Hoxton spots micro-niche
A new VC attempting to bring Silicon Valley’s “microcap” investment model to the European technology scene has celebrated a first close at $40 million.
London-based Hoxton Ventures aims to be the first institutional investor in Europe’s next billion-dollar technology company, by investing about $1.5 million per deal.
Hoxton’s co-founder, Rob Kniaz, previously at London-based Fidelity Growth Partners (formerly known as Fidelity Ventures) and Google, said European startups are poorly served in the gap between angel funding and mid-stage venture.
“During the downturn we saw lots of the classic VC guys who were early stage actually move much later stage, plus lots of [venture] shops shut down or moved out of the market,” he told VCJ.
Hoxton will invest across Europe with an initial focus on London, Berlin and Stockholm. The firm had completed two deals by December and is marketing to Google executives and Silicon Valley VC managers for a planned final close of about $50 million.
The firm’s other founder is Hussein Kanji, named as one of the top 10 up-and-coming young venture capitalists by VCJ in 2010.
Atomico fund mushrooms
Europe’s venture market has a new heavyweight contender following a $476 million final close by London-based Atomico, the VC set up by Skype co-founder Niklas Zennstrom in 2006.
Atomico III is three times the size of its predecessor, and will continue its strategy of investing mostly outside Silicon Valley in technology businesses with the potential to disrupt large industries.
“Our international expansion team helps our portfolio companies to scale across Europe and into large emerging markets like China, Japan, Brazil, Turkey and now Korea, where we have experienced people on the ground,” the firm said in a statement.
Atomico’s existing portfolio is concentrated in Europe but also spans the United States, Asia and South America. Notable investments include “Angry Birds” creator Rovio and online design store Fab.
Sberbank aims to cash in on fintech fund
Russian lender Sberbank has established a $100 million global venture capital fund to latch on to the latest developments in financial technology.
With offices in London, Moscow and Canada, SBT Venture Capital will pursue direct investments in Europe, Russia and North America, as well as in other regions on an opportunistic basis.
Although one aim of the fund is to connect Sberbank to new technologies, especially in the fields of mobile payments and big data, generating returns is its main priority.
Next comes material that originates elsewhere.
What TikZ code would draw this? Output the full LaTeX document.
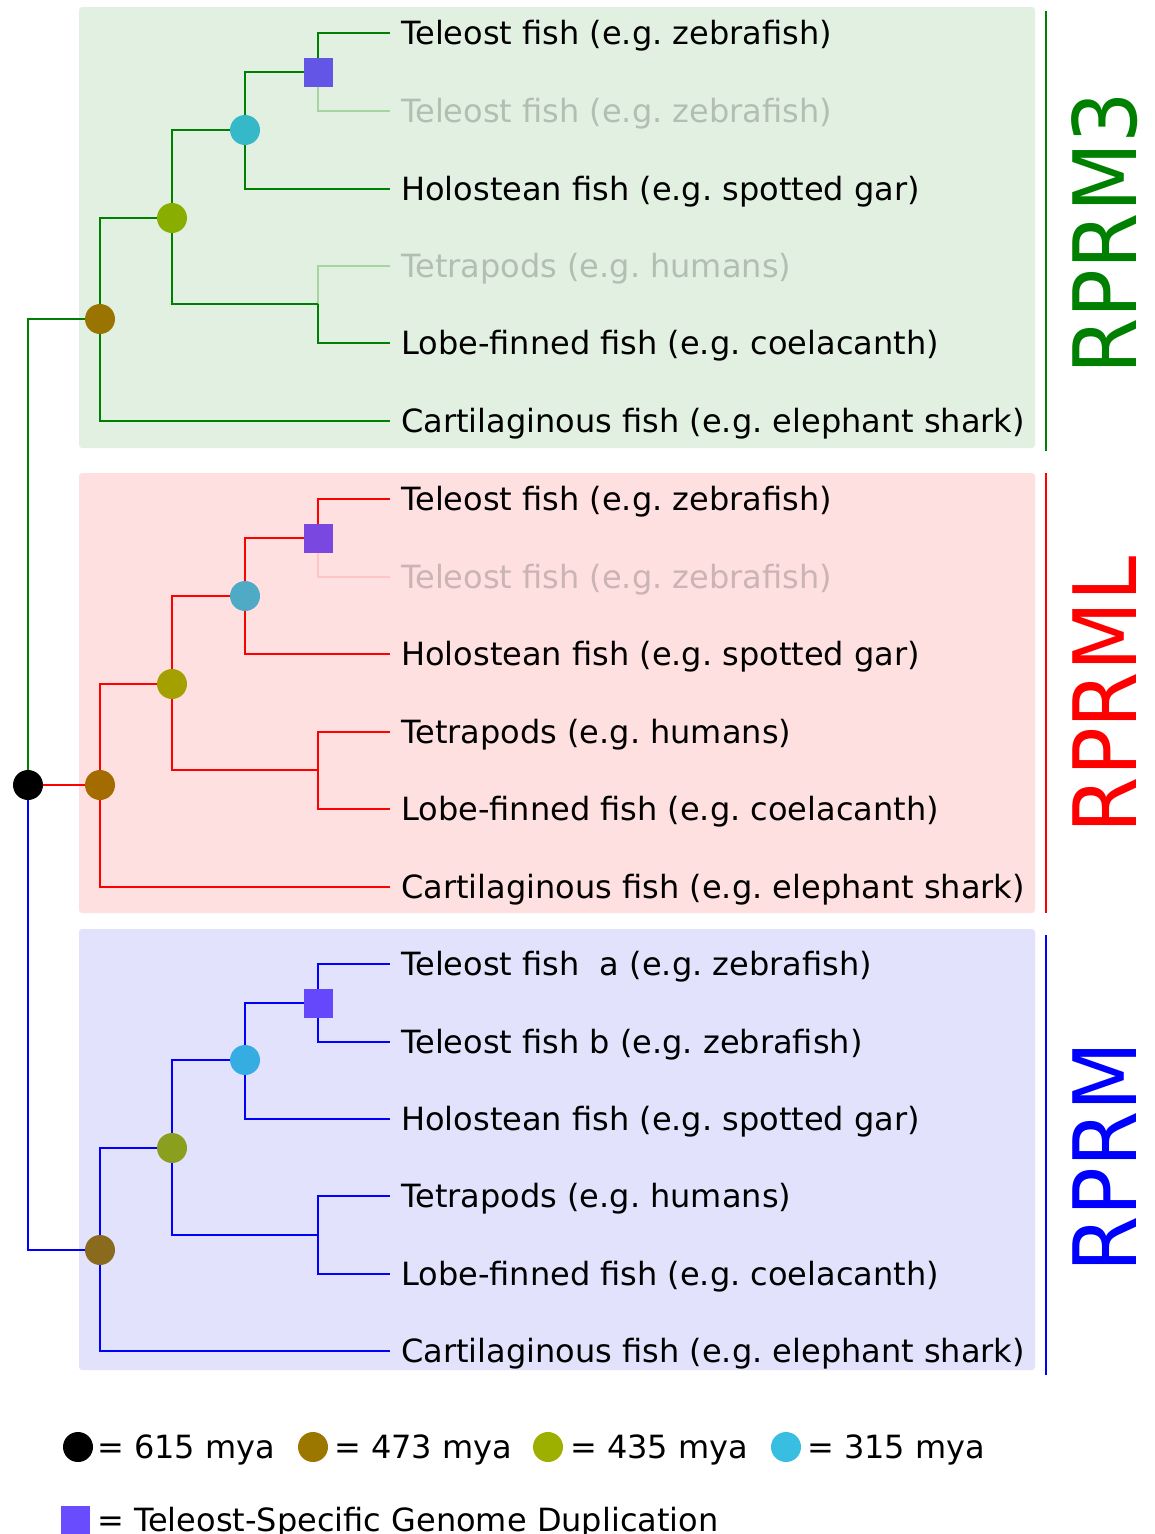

“As a VC, you need to have a stake in both types of fintech startup – the ones that compete against the banks and the ones that intermediate with them – but the ones with the most potential will use banks as a multiplier to scale,” Matteo Rizzi, a partner at SBT Venture, told VCJ.
The fund will invest $2 million to $8 million per deal, and aims to build a portfolio of about 30 companies. Three deals had been completed by December and Rizzi predicted another three before 2014.
While Sberbank is the sole LP at present, it plans to attract other investors over the next three years, possibly taking the fund up to $700 million.
Gilde glides to third fund
Utrecht, Netherlands-based Gilde Healthcare has confirmed its transition from venture to growth capital with the final closing of its third flagship fund at €145 million ($197 million).
The firm started life as a venture capital investor, but moved towards later-stage funding with its 2007-vintage, €150 million sophomore fund.
Its latest life sciences fund will target European companies seeking to expand into the United States, as well as businesses looking to move in the opposite direction, with about two-thirds of the fund to be invested in Europe and the rest in the U.S. market.
Gilde Healthcare III will invest up to €15 million per company, mostly in products that have passed testing and are ready for sale in three target sectors; home and digital health, medtech and diagnostics and therapeutics.
The fund will back about 12 companies and had completed four deals by December.
Public sources, such as the European Investment Fund account for about a quarter of Gilde III; other limited partners include family offices and international corporate and institutional investors.
Vitruvian confirms appetite for European growth fund
Global institutional investors have pledged £1 billion ($1.6 billion) to the second fund from London-based Vitruvian Partners, although no cash has yet been returned from the firm’s 2008 debut vehicle.
The mid-market and growth capital fund targeting Northern Europe, and the United Kingdom in particular, closed at its cap following commitments from Europe, the United States, the Middle East and Australasia.
The firm’s first fund totalled €925 million and split its deal volume equally between growth capital, growth buyout and mid-market investments.
Vitruvian Investment Partnership II will invest £25 million to £125 million, typically in relatively young, high-growth and technology-oriented businesses.
An example is online takeaway service Just Eat. Vitruvian joined the company’s venture backers – including Index Ventures and Greylock Partners – in 2012, leading a $64 million Series C round.